Problem details = Search the material for the string "this" and copy each line where it occurs.

Material shown =
:::

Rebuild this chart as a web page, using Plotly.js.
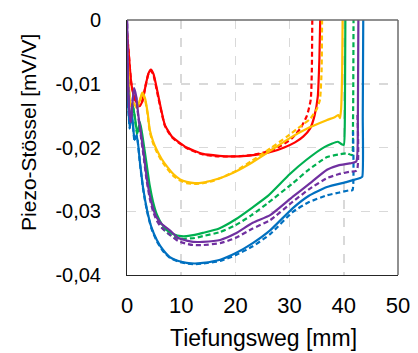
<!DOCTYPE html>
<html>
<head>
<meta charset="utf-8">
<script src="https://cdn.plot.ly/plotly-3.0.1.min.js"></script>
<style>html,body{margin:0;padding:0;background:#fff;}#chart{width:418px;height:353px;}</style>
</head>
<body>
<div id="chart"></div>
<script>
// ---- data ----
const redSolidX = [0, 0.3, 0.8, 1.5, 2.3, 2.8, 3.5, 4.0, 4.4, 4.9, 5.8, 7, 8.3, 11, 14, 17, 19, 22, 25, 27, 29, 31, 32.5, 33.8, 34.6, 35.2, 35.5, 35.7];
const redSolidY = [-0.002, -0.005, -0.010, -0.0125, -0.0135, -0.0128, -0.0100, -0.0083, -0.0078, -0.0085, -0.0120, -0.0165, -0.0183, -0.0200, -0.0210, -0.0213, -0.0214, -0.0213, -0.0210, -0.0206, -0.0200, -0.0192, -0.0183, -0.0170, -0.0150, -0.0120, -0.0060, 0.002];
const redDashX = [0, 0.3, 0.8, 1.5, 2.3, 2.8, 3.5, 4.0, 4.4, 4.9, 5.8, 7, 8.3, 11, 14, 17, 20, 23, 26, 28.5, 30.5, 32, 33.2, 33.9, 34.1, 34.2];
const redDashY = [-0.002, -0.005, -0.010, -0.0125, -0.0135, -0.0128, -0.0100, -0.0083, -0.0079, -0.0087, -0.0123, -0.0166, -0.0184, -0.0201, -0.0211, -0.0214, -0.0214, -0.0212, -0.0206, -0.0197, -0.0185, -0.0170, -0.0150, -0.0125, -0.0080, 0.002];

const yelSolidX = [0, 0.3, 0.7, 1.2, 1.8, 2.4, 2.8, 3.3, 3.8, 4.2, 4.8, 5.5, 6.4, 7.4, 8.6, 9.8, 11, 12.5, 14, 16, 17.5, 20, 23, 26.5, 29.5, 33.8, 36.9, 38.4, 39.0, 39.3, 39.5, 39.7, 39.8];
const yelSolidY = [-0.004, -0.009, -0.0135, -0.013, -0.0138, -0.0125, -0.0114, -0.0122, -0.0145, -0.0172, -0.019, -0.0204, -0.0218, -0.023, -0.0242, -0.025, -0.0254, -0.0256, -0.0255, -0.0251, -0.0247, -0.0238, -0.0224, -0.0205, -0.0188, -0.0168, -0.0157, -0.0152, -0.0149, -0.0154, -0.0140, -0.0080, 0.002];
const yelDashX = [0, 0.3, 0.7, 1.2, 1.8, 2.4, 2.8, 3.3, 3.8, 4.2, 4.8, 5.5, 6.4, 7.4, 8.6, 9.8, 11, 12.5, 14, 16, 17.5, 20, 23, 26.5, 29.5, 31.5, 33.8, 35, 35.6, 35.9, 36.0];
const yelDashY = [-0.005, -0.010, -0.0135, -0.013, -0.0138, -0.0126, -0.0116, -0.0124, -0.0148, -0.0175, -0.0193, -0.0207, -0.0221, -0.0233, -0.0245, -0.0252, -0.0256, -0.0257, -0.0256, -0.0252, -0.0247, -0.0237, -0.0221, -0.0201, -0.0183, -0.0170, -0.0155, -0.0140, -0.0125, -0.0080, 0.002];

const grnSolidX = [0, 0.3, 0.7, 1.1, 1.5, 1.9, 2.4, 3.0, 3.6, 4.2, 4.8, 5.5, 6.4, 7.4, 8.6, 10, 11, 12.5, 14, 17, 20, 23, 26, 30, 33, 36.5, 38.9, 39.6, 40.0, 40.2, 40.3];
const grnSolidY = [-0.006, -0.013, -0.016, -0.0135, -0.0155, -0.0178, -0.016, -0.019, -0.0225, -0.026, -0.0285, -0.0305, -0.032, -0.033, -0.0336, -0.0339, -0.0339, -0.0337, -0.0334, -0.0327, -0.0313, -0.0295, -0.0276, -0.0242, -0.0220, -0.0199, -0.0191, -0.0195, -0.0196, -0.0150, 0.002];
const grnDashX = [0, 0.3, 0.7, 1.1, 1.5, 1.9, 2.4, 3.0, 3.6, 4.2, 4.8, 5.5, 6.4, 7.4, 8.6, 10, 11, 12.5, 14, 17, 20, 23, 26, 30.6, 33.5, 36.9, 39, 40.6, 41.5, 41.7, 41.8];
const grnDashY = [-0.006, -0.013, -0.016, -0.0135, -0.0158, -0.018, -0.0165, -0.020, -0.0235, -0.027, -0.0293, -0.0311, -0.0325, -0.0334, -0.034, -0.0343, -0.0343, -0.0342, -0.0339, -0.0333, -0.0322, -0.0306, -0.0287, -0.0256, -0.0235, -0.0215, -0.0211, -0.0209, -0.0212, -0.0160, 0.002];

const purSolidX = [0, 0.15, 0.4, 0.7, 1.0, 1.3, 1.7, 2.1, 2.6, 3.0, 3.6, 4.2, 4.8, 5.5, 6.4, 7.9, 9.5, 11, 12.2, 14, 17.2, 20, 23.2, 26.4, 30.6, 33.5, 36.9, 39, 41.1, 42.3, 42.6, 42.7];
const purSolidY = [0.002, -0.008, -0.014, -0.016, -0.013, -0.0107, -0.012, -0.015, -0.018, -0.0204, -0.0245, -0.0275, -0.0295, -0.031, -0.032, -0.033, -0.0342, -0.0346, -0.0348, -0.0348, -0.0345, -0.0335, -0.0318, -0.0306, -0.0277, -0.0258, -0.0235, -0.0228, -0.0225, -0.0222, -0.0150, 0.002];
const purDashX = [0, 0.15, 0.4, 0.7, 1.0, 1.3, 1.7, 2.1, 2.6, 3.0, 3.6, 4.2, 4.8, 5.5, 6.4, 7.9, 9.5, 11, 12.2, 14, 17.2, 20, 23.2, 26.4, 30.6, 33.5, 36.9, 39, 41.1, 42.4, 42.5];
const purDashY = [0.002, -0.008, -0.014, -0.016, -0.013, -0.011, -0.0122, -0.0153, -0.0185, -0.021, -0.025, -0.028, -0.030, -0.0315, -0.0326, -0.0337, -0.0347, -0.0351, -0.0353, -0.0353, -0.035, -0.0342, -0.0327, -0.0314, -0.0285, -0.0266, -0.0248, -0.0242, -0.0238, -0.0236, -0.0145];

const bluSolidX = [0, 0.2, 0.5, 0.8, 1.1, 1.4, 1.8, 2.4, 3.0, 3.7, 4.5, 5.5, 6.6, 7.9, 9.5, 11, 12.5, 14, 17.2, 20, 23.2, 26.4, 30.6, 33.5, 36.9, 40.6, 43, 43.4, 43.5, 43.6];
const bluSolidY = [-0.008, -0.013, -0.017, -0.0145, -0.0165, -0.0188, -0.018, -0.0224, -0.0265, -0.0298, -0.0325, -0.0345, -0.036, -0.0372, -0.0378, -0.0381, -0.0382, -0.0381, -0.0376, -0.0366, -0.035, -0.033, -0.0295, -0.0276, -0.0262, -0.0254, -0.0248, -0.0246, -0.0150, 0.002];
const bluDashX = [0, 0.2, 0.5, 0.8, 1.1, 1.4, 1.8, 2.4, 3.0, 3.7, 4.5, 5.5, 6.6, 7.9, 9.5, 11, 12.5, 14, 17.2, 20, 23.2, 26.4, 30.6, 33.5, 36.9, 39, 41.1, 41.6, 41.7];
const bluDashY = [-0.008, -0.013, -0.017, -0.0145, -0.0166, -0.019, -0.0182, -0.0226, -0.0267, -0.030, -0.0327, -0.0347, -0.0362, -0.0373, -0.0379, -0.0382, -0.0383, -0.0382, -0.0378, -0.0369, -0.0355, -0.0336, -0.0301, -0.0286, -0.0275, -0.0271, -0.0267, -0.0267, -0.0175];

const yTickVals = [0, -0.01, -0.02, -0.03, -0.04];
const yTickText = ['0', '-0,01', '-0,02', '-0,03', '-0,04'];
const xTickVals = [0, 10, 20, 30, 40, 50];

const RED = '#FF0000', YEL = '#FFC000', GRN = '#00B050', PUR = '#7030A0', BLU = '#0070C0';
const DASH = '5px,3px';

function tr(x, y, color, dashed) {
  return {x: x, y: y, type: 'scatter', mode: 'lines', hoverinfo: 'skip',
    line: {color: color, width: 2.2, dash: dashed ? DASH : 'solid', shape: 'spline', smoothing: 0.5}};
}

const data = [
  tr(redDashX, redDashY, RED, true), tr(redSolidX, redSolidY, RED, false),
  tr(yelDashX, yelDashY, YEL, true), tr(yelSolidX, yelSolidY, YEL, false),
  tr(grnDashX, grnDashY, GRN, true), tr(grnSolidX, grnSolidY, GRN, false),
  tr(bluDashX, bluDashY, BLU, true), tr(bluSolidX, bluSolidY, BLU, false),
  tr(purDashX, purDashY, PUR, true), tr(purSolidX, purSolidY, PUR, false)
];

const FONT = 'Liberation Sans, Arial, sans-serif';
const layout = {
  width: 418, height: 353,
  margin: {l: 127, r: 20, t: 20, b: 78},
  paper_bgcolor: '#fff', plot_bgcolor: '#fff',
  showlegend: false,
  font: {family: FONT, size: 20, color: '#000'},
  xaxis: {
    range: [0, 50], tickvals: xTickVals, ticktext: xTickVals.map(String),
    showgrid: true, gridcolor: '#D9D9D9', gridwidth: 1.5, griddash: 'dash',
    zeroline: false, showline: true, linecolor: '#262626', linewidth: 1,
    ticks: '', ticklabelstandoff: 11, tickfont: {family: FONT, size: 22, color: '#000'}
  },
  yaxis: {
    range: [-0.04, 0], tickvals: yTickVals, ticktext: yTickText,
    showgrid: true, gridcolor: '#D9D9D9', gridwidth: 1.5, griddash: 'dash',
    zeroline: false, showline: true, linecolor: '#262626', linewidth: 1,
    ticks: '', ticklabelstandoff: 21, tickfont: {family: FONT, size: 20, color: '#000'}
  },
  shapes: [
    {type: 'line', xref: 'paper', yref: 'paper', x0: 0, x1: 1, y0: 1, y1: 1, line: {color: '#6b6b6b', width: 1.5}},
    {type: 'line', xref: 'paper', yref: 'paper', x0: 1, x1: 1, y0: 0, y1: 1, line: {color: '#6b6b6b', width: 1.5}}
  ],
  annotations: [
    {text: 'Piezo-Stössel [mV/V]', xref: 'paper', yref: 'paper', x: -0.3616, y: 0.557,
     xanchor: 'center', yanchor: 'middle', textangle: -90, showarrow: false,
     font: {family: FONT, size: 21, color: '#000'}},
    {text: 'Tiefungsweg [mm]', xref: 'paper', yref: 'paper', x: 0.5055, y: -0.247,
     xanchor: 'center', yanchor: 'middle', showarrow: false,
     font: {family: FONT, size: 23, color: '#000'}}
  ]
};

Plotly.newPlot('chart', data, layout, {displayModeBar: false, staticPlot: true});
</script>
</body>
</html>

:::

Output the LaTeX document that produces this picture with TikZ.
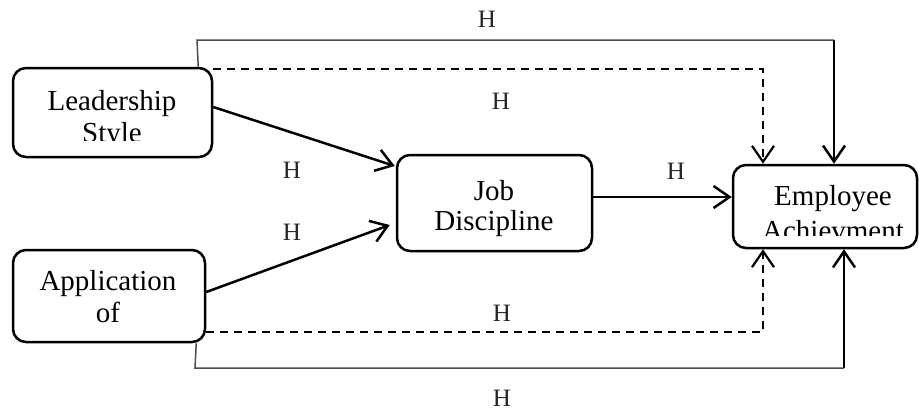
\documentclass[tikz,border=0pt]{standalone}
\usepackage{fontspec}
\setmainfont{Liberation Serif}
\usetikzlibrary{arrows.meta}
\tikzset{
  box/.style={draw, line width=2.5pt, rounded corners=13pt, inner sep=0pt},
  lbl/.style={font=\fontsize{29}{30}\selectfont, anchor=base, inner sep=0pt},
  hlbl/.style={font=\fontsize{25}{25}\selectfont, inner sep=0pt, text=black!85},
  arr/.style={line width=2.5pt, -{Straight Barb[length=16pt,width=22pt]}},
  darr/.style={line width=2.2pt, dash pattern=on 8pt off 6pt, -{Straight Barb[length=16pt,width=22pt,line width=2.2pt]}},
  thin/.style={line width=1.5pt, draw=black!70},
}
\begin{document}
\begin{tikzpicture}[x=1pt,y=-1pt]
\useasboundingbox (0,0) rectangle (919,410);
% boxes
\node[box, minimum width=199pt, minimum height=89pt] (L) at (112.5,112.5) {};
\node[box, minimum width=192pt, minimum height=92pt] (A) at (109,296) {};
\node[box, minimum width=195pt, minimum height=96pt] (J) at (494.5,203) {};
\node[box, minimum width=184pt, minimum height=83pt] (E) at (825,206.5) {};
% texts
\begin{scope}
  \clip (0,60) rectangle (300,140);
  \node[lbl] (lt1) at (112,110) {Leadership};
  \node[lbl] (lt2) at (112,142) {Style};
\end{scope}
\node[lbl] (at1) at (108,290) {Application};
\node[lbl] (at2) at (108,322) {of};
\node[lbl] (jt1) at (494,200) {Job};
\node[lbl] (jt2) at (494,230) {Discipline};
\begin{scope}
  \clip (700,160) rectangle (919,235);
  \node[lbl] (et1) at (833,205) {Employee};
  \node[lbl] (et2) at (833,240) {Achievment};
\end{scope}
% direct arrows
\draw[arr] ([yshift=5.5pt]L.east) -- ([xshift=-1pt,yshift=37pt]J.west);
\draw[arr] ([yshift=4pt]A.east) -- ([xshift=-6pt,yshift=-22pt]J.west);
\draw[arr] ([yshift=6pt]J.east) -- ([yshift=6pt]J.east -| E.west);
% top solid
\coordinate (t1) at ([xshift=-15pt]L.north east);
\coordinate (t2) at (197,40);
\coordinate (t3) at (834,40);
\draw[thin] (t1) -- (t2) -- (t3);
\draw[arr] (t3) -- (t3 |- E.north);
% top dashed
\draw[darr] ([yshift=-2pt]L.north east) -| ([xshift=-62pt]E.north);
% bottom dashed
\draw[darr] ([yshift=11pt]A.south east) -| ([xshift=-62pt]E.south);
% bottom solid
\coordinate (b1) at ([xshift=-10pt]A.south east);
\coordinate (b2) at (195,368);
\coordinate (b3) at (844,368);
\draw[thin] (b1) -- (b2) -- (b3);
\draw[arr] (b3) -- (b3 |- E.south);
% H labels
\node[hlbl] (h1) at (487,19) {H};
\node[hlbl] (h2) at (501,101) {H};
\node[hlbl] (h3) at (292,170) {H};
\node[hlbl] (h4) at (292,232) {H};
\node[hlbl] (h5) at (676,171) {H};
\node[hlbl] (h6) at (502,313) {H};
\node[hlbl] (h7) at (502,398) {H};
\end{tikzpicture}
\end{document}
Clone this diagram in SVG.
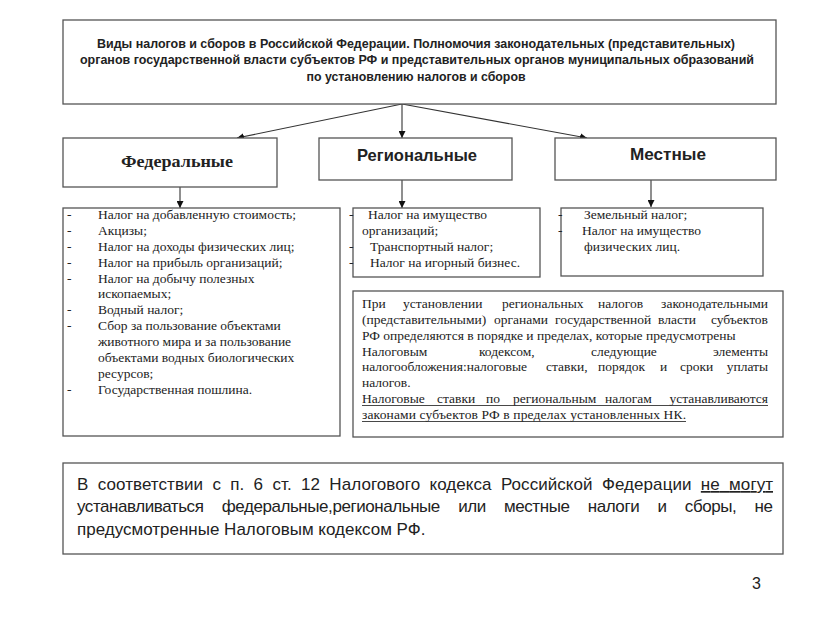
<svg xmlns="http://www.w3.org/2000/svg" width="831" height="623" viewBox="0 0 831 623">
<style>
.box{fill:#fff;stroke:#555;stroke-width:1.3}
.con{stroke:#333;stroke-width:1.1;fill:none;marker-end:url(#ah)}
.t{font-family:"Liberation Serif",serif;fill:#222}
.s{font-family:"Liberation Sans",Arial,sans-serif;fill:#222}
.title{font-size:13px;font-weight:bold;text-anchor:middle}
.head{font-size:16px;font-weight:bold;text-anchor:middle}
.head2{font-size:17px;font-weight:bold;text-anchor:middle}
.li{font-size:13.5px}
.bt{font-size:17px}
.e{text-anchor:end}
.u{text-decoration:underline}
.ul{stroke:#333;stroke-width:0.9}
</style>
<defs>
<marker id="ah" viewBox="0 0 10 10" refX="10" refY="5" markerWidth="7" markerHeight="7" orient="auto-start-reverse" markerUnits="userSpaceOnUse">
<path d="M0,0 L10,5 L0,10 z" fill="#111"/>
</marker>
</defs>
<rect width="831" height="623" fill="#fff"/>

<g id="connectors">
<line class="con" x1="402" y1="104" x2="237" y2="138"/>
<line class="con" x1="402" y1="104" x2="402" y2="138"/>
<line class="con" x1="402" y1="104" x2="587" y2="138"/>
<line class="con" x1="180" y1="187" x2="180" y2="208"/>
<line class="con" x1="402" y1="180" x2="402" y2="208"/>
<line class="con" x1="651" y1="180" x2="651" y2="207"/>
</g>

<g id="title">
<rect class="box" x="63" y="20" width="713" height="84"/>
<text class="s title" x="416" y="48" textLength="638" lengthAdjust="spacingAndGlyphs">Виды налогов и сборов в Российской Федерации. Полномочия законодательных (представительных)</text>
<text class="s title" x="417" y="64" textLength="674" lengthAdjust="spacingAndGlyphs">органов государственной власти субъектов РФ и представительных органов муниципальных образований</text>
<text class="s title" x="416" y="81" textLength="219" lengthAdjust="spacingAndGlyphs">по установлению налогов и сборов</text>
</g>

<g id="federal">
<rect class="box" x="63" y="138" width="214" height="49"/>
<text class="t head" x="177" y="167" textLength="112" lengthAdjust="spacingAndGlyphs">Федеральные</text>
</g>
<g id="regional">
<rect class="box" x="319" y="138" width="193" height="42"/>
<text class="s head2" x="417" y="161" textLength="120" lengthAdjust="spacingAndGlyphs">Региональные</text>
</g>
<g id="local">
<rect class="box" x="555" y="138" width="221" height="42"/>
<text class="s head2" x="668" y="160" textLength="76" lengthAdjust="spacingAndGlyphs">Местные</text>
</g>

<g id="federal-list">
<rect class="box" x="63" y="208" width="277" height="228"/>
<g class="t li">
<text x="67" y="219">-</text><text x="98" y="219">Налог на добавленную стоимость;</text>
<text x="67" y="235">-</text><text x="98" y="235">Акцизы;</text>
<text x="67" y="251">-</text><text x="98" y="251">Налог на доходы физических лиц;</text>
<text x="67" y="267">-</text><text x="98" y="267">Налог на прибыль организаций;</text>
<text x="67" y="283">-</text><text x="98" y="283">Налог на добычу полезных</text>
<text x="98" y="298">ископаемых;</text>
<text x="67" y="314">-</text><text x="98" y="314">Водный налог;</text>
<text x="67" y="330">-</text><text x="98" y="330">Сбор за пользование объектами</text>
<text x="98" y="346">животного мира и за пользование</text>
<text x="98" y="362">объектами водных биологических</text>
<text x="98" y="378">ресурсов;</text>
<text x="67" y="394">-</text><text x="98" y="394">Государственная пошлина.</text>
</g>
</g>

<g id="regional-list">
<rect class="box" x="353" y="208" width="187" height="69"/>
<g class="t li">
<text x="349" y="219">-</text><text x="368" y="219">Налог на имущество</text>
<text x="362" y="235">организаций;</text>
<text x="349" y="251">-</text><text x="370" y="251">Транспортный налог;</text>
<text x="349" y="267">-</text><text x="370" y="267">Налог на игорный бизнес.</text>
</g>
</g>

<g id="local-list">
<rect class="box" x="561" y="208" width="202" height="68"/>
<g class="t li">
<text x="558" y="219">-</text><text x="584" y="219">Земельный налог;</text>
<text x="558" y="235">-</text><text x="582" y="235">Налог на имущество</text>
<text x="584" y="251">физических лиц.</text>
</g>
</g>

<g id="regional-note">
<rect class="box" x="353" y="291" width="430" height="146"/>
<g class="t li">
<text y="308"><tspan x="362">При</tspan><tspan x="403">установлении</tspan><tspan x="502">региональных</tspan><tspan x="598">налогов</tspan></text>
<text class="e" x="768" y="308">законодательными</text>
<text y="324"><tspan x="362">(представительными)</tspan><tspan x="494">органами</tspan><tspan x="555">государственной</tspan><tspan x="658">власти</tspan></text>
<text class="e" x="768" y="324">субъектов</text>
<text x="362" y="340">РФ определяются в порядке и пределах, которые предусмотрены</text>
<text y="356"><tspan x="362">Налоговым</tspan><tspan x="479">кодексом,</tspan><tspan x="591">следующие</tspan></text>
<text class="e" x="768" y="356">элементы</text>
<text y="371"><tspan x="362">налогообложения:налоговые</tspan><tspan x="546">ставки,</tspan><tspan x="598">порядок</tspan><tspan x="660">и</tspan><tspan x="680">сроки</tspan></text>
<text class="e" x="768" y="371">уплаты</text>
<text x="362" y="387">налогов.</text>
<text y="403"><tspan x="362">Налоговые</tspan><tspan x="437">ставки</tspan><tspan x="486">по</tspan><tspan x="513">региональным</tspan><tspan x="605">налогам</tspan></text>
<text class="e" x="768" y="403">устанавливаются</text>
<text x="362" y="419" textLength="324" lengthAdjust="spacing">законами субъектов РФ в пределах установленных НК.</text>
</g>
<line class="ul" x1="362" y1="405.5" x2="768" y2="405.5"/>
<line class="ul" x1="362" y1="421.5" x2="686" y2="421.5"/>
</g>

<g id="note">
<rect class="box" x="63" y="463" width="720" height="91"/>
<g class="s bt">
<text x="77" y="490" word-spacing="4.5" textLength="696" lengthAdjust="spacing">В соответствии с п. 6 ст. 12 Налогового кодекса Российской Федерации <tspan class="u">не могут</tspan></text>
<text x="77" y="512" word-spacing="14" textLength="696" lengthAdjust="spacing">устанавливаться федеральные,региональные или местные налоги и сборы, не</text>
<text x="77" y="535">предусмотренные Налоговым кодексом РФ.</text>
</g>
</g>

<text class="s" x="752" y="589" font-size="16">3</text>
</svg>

:::

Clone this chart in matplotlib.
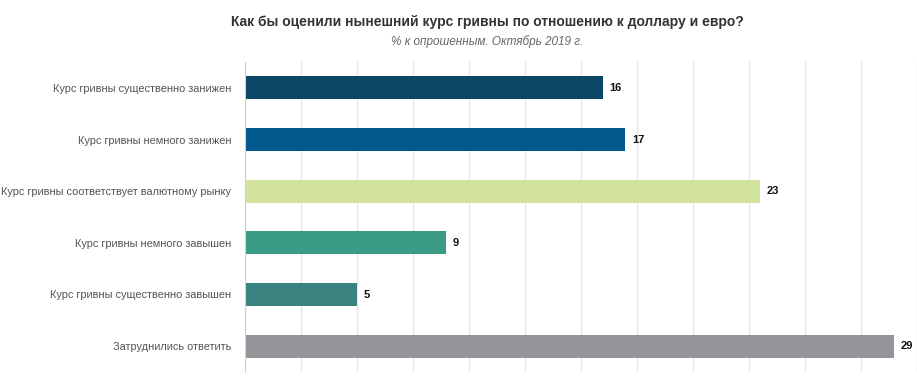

:::

The result =
Rebuild this chart as a web page, using Plotly.js.
Output the LaTeX document that produces this picture with TikZ.
Clone this diagram in SVG.
Clone this chart in matplotlib.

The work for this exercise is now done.